Merci à nos hôtes pour le champagne du Nouvel An!

Le titre promettait une lecture macabre - c'est un peu vrai, mais il y a autre chose. C'est une plongée dans l'atmosphère d'un pays d'Europe de l'Est aujourd'hui - ce qui est déjà dépaysant en soi. (Pour ma part, j'ai des ouvertures sur la République tchèque, j'y connais même la vie de village, et je peux dire que la ruralité tchèque ressemble beaucoup à la ruralité polonaise!) En fait pour ma part j'ai retrouvé dans le paysage vallonné et enneigé du roman, et dans son atmosphère sombre, des traits... du Morvan.

Janina est une retraitée cultivée et indépendante, une solitaire un peu ronchon qui a pourtant le contact avec ses voisins tous plus bizarres les uns que les autres, bref une femme comme on peut en rencontrer dans le Morvan aussi!

Ce livre est avant tout un texte littéraire très construit. La vie intérieure de l'héroïne est traversée par un petit nombre de références récurrentes, William Blake avant tout, mais aussi un peu de La Fontaine, des contes merveilleux ou fantastiques, les grimoires de l'astrologie, ou encore les cartes aux gribouillages énigmatiques projetées sur l'écran de la chaîne météo.

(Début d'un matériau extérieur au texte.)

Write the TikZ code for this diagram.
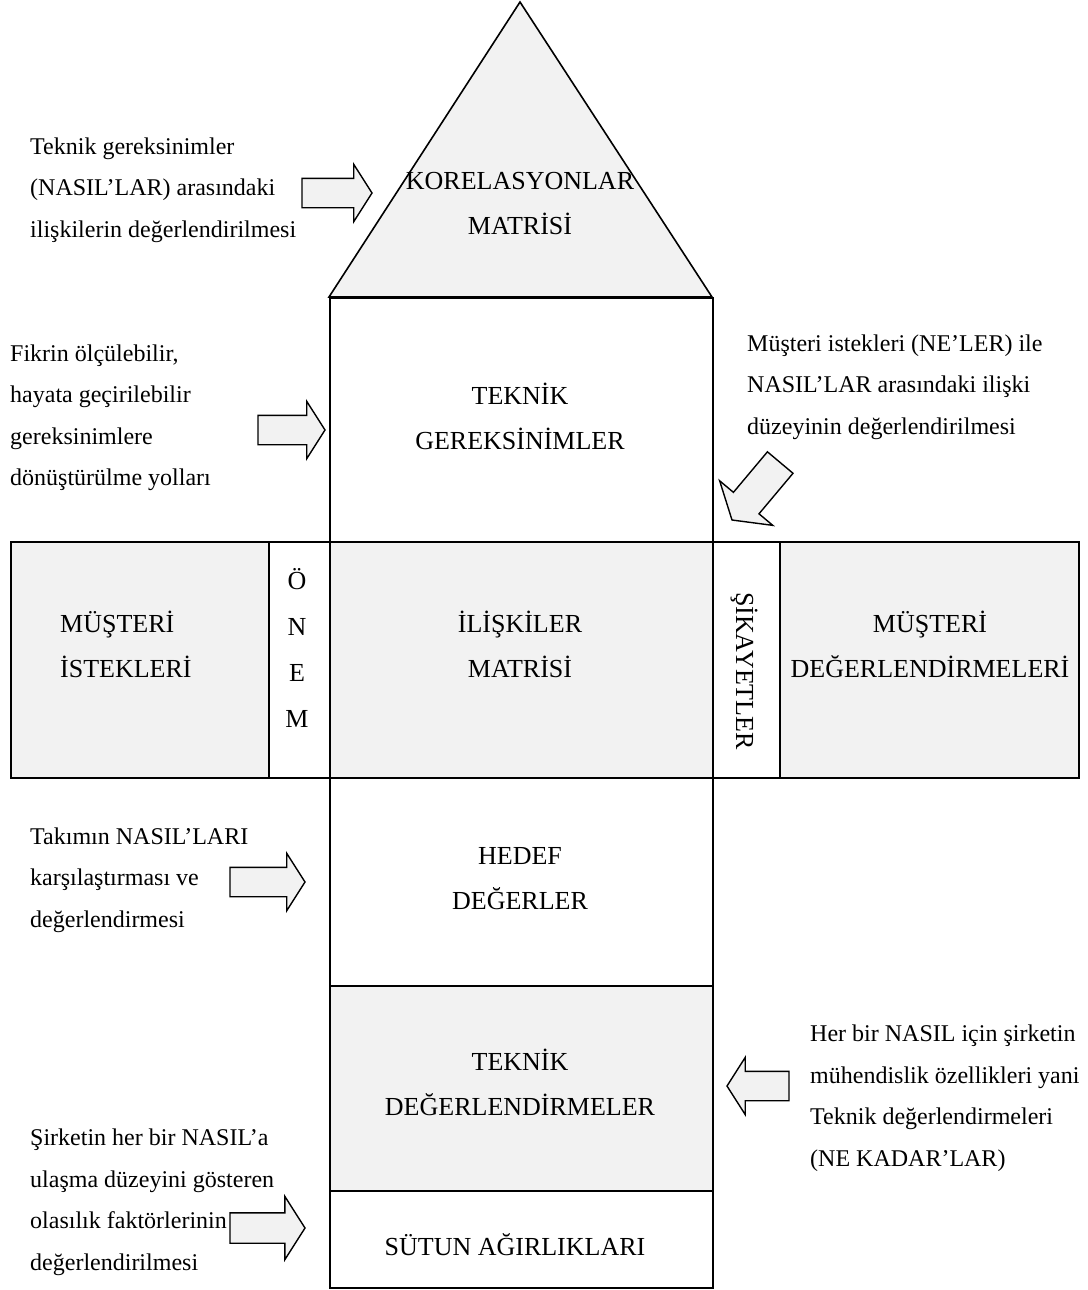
\documentclass[tikz,border=0pt]{standalone}
\usepackage{fontspec}
\setmainfont{Liberation Serif}
\usetikzlibrary{shapes.arrows}
\definecolor{panel gray}{RGB}{242,242,242}
\tikzset{box node/.style={rectangle, draw, line width=1.6pt, inner sep=0pt, anchor=north west}}
\tikzset{shaded node/.style={box node, fill=panel gray}}
\tikzset{box label/.style={font=\fontsize{26}{45}\selectfont, align=center, inner sep=0pt}}
\tikzset{side label/.style={font=\fontsize{24}{41.5}\selectfont, align=left, anchor=west, inner sep=0pt}}
\tikzset{block arrow/.style={single arrow, draw, fill=panel gray, line width=1.4pt,
    inner xsep=0pt, inner ysep=14pt, outer sep=0pt, single arrow head extend=14pt,
    single arrow tip angle=115, minimum height=#1, anchor=tip}}

\begin{document}
\begin{tikzpicture}
  [x=1pt, y=-1pt]
  \useasboundingbox (0,0) rectangle (1087,1290);

  % roof
  \coordinate (roofl) at (329,297);
  \coordinate (roofr) at (712,297);
  \coordinate (apex)  at (520,2);
  \draw [line width=1.6pt, fill=panel gray] (roofl) -- (apex) -- (roofr) -- cycle;

  % house body
  \node [box node,    minimum width=383, minimum height=244] (req)    at (329, 297) {};
  \node [shaded node, minimum width=258, minimum height=236] (cust)   at ( 10, 541) {};
  \node [box node,    minimum width=61,  minimum height=236] (imp)    at (268, 541) {};
  \node [shaded node, minimum width=383, minimum height=236] (rel)    at (329, 541) {};
  \node [box node,    minimum width=67,  minimum height=236] (compl)  at (712, 541) {};
  \node [shaded node, minimum width=299, minimum height=236] (eval)   at (779, 541) {};
  \node [box node,    minimum width=383, minimum height=208] (target) at (329, 777) {};
  \node [shaded node, minimum width=383, minimum height=205] (tech)   at (329, 985) {};
  \node [box node,    minimum width=383, minimum height=97]  (col)    at (329,1190) {};

  % box texts
  \node [box label]                              (roof text)   at (520, 204) {KORELASYONLAR\\MATRİSİ};
  \node [box label]                              (req text)    at (520, 416) {TEKNİK\\GEREKSİNİMLER};
  \node [box label, align=left, anchor=west]     (cust text)   at ( 60, 644) {MÜŞTERİ\\İSTEKLERİ};
  \node [box label, font=\fontsize{26}{46}\selectfont] (imp text) at (297, 648) {Ö\\N\\E\\M};
  \node [box label]                              (rel text)    at (520, 644) {İLİŞKİLER\\MATRİSİ};
  \node [box label, rotate=-90]                  (compl text)  at (744, 671) {ŞİKAYETLER};
  \node [box label]                              (eval text)   at (930, 644) {MÜŞTERİ\\DEĞERLENDİRMELERİ};
  \node [box label]                              (target text) at (520, 879) {HEDEF\\DEĞERLER};
  \node [box label]                              (tech text)   at (520,1082) {TEKNİK\\DEĞERLENDİRMELER};
  \node [box label]                              (col text)    at (515,1245) {SÜTUN AĞIRLIKLARI};

  % notes
  \node [side label] (note1) at ( 30, 190) {Teknik gereksinimler\\(NASIL’LAR) arasındaki\\ilişkilerin değerlendirilmesi};
  \node [side label] (note2) at ( 10, 418) {Fikrin ölçülebilir,\\hayata geçirilebilir\\gereksinimlere\\dönüştürülme yolları};
  \node [side label] (note3) at (747, 387) {Müşteri istekleri (NE’LER) ile\\NASIL’LAR arasındaki ilişki\\düzeyinin değerlendirilmesi};
  \node [side label] (note4) at ( 30, 880) {Takımın NASIL’LARI\\karşılaştırması ve\\değerlendirmesi};
  \node [side label] (note5) at (810,1098) {Her bir NASIL için şirketin\\mühendislik özellikleri yani\\Teknik değerlendirmeleri\\(NE KADAR’LAR)};
  \node [side label] (note6) at ( 30,1202) {Şirketin her bir NASIL’a\\ulaşma düzeyini gösteren\\olasılık faktörlerinin\\değerlendirilmesi};

  % pointers
  \node [block arrow=70]                       (arr1) at (372, 193) {};
  \node [block arrow=67]                       (arr2) at (325, 430) {};
  \node [block arrow=75, rotate=230, inner ysep=16pt,
         single arrow head extend=18pt]        (arr3) at (732, 520) {};
  \node [block arrow=75]                       (arr4) at (305, 882) {};
  \node [block arrow=62, rotate=180]           (arr5) at (727,1086) {};
  \node [block arrow=75, inner ysep=14.5pt,
         single arrow head extend=16.5pt]      (arr6) at (305,1228) {};
\end{tikzpicture}
\end{document}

En guise d'exercice littéraire, la romancière a construit son histoire sur un canevas de roman policier. Nous n'allons pas "divulgâcher" l'intrigue pour ceux qui ne l'ont pas encore lu. Le lecteur, la lectrice croient volontiers ce que Janina leur raconte, et épousent son amour des animaux et sa haine des chasseurs. Il y a des digressions dont on s'est dit qu'elles faisaient partie de l'esthétique de ce roman. Les paysages sont décrits de façon factuelle mais avec l'exactitude maniaque dont est capable une scientifique comme Janina. Il y a plein de rencontres hilarantes. Deux qualités se dégagent surtout: un esprit critique affirmé et moqueur, et de l'humour souvent - ces qualités sont probablement communes à la romancière et à son héroïne, avec laquelle on ne peut cependant pas la confondre.